See our latest research paper here.
This information on BPRS is provided as a guide to our research on an evidence-based approach to pain management and our use of robust processes for quality assurance of our program.
The interdisciplinary service provides a fortnight-long residential program of medical, physical and psychological interventions. Outcome measures for each patient are compared to their intake scores, which are then used to guide the recommendations made to referrers at the end of the program. The outcomes are also provided to patients. We currently maintain a research data base of approximately 500 de-identified patients who have attended the program over the past 10 years that we use for ongoing research in the naturalistic setting of a community based practice.
In 2011 we published a pilot study in the journal Clinical Psychologist on the outcomes of the program (1). Based on 129 patients, we measured six psychological components of the chronic pain syndrome (depression, anxiety, stress, pain catastrophising, kinesiophobia and pain acceptance), both on entry to the program and on discharge two weeks later. We reported a significant group improvement in response to the program in all symptoms measured. The extent of symptom improvement ranged from 9% to 42% depending on the symptom. The proportion of participants who showed reliable improvements on their own baselines (calculated using the Reliable Change Index) ranged from 22% to 50% depending on the individual symptoms measured. Thus, our results confirmed the overall group effectiveness of the pain management program, but also highlighted the need to identify predictors of individual responsiveness based on patient characteristics.

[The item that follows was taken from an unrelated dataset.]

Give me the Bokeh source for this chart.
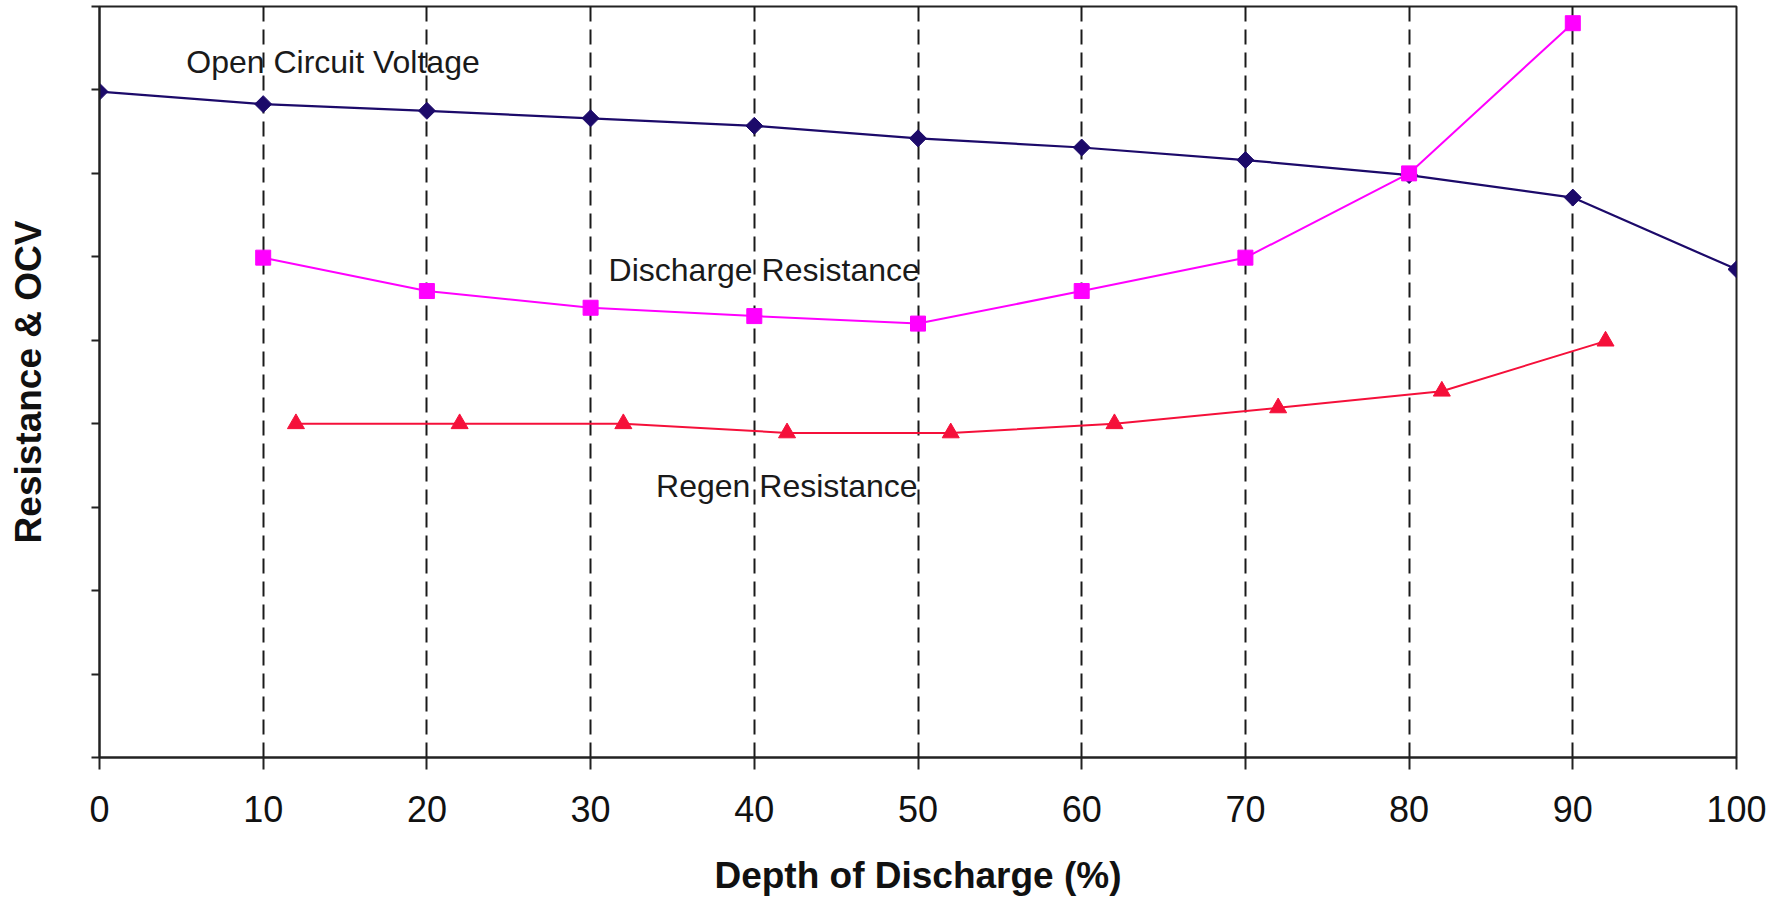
import math
from bokeh.plotting import figure
from bokeh.models import Range1d, FixedTicker
from bokeh.core.properties import value
from bokeh.embed import file_html
from bokeh.resources import INLINE

# ---- data (y in unlabeled axis units 0..9) ----
ocv_x = [0, 10, 20, 30, 40, 50, 60, 70, 80, 90, 100]
ocv_y = [7.98, 7.83, 7.75, 7.66, 7.57, 7.42, 7.31, 7.16, 6.98, 6.71, 5.85]

dis_x = [10, 20, 30, 40, 50, 60, 70, 80, 90]
dis_y = [5.99, 5.59, 5.39, 5.29, 5.20, 5.59, 5.99, 7.00, 8.80]

regen_x = [12, 22, 32, 42, 52, 62, 72, 82, 92]
regen_y = [4.00, 4.00, 4.00, 3.89, 3.89, 4.00, 4.19, 4.39, 4.99]

x_ticks = [0, 10, 20, 30, 40, 50, 60, 70, 80, 90, 100]
y_ticks = [0, 1, 2, 3, 4, 5, 6, 7, 8, 9]

series_labels = ["Open Circuit Voltage", "Discharge Resistance", "Regen Resistance"]
label_x = [5.3, 31.1, 34.0]
label_y = [8.34, 5.84, 3.25]

FONT = "Liberation Sans"

p = figure(width=1770, height=898, output_backend="svg", toolbar_location=None,
           x_range=Range1d(0, 100), y_range=Range1d(0, 9),
           min_border_left=99, min_border_right=34, min_border_top=6,
           min_border_bottom=141)
p.background_fill_color = "white"
p.border_fill_color = "white"
p.outline_line_color = "#222222"
p.outline_line_width = 2

# x axis
p.xaxis.ticker = FixedTicker(ticks=x_ticks)
p.xaxis.axis_label = "Depth of Discharge (%)"
p.xaxis.axis_label_text_font = FONT
p.xaxis.axis_label_text_font_style = "bold"
p.xaxis.axis_label_text_font_size = "37px"
p.xaxis.axis_label_text_color = "#111111"
p.xaxis.axis_label_standoff = 30
p.xaxis.major_label_text_font = FONT
p.xaxis.major_label_text_font_size = "36px"
p.xaxis.major_label_text_color = "#111111"
p.xaxis.major_label_standoff = 26
p.xaxis.axis_line_color = "#222222"
p.xaxis.axis_line_width = 2
p.xaxis.major_tick_line_color = "#222222"
p.xaxis.major_tick_line_width = 2
p.xaxis.major_tick_out = 12
p.xaxis.major_tick_in = 0
p.xaxis.minor_tick_line_color = None

# y axis
p.yaxis.ticker = FixedTicker(ticks=y_ticks)
p.yaxis.major_label_overrides = {t: "" for t in y_ticks}
p.yaxis.major_label_standoff = 0
p.yaxis.axis_label = "Resistance & OCV"
p.yaxis.axis_label_text_font = FONT
p.yaxis.axis_label_text_font_style = "bold"
p.yaxis.axis_label_text_font_size = "37px"
p.yaxis.axis_label_text_color = "#111111"
p.yaxis.axis_label_standoff = 43
p.yaxis.axis_line_color = "#222222"
p.yaxis.axis_line_width = 2
p.yaxis.major_tick_line_color = "#222222"
p.yaxis.major_tick_line_width = 2
p.yaxis.major_tick_out = 8
p.yaxis.major_tick_in = 0
p.yaxis.minor_tick_line_color = None

# grid
p.ygrid.grid_line_color = None
p.xgrid.grid_line_color = "#1a1a1a"
p.xgrid.grid_line_width = 2
p.xgrid.grid_line_dash = "15 8"

# series
ocv_c = "#1C0A6A"
dis_c = "#FF00FF"
reg_c = "#F5103A"

p.line(ocv_x, ocv_y, line_color=ocv_c, line_width=2.2)
p.scatter(ocv_x, ocv_y, marker="square", angle=math.pi / 4, size=12,
          fill_color=ocv_c, line_color=ocv_c)

p.line(dis_x, dis_y, line_color=dis_c, line_width=2)
p.scatter(dis_x, dis_y, marker="square", size=15, fill_color=dis_c, line_color=dis_c)

p.line(regen_x, regen_y, line_color=reg_c, line_width=2)
p.scatter(regen_x, regen_y, marker="triangle", size=17, fill_color=reg_c, line_color=reg_c)

p.text(x=label_x, y=label_y, text=series_labels, text_font=value(FONT),
       text_font_size="32px", text_color="#1a1a1a", text_align="left",
       text_baseline="middle")

open("out.html", "w").write(file_html(p, INLINE))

In 2017, we published our findings on predictors of responsivity to interdisciplinary pain management in the journal Pain Medicine, which is a leading international journal (2). We found that physical, psychological, and social outcomes all improved in a significant proportion of participants. High baseline depression was a clinically reliable predictor of individual-level improvement. Individuals with nociceptive pain and those who were older showed the largest response across multiple outcomes and domains.
We have used our research findings to guide us in refining our measures to be more valid, sensitive and reliable, and have commenced these new measures. We have also modified the psychology component of the program to incorporate Mindful Cognitive Behavioural Therapy (MCBT) based on Dr Melissa Day’s book, Day, M.A. (2017). Mindfulness-Based Cognitive Therapy for Chronic Pain: A Clinical Manual and Guide. Chichester, UK: Wiley. Our research is conducted with the oversight and approval of the University of Queensland Human Research Ethics Committee.
Peer Reviewed Publications
(1) Han, X., Geffen, S., Browning M., Kenardy J. and Geffen, G. Outcome evaluation of a multidisciplinary pain management programme comparing group with individual change. Clinical Psychologist 15 (2011) 133-138
(2)Day M., Brinums M., Craig N., Geffen L., Geffen S., Lovai M., & Geffen G. Predictors of Responsivity to Interdisciplinary Pain Management. Pain Medicine 0: 1-14, 2017
Investigator Initiated Research Grant (Pfizer Tracking Number WS1752197) 2012-2017 $186,000. Patient predictors of therapeutic responsiveness in a multidisciplinary pain management program.
Media and Presentations
Day, M.A., Geffen, G., Sullivan, M. The theoretical, empirical and clinical advances in persistent pain management. The 1st APS Congress, Melbourne, Victoria, September, 2016.
Day, M.A. Psychology in pain management and practitioner self-care. Australasian Faculty of Rehabilitation Medicine (AFRM) Annual Trainees Meeting, Gold Coast, Queensland, March 14, 2015.
Geffen, S., Day, M.A., Craig, N. Putting patients in control of their pain: Brisbane pain and rehabilitation service (BPRS). Pain and Palliative Care Conference, Brisbane, Queensland, December 3, 2014.
Day, M., Brinums, M., Craig, N., Geffen, S., & Geffen, G. (2016). Reversing maladaptive plasticity in chronic pain. InPsych, 38(4), 18.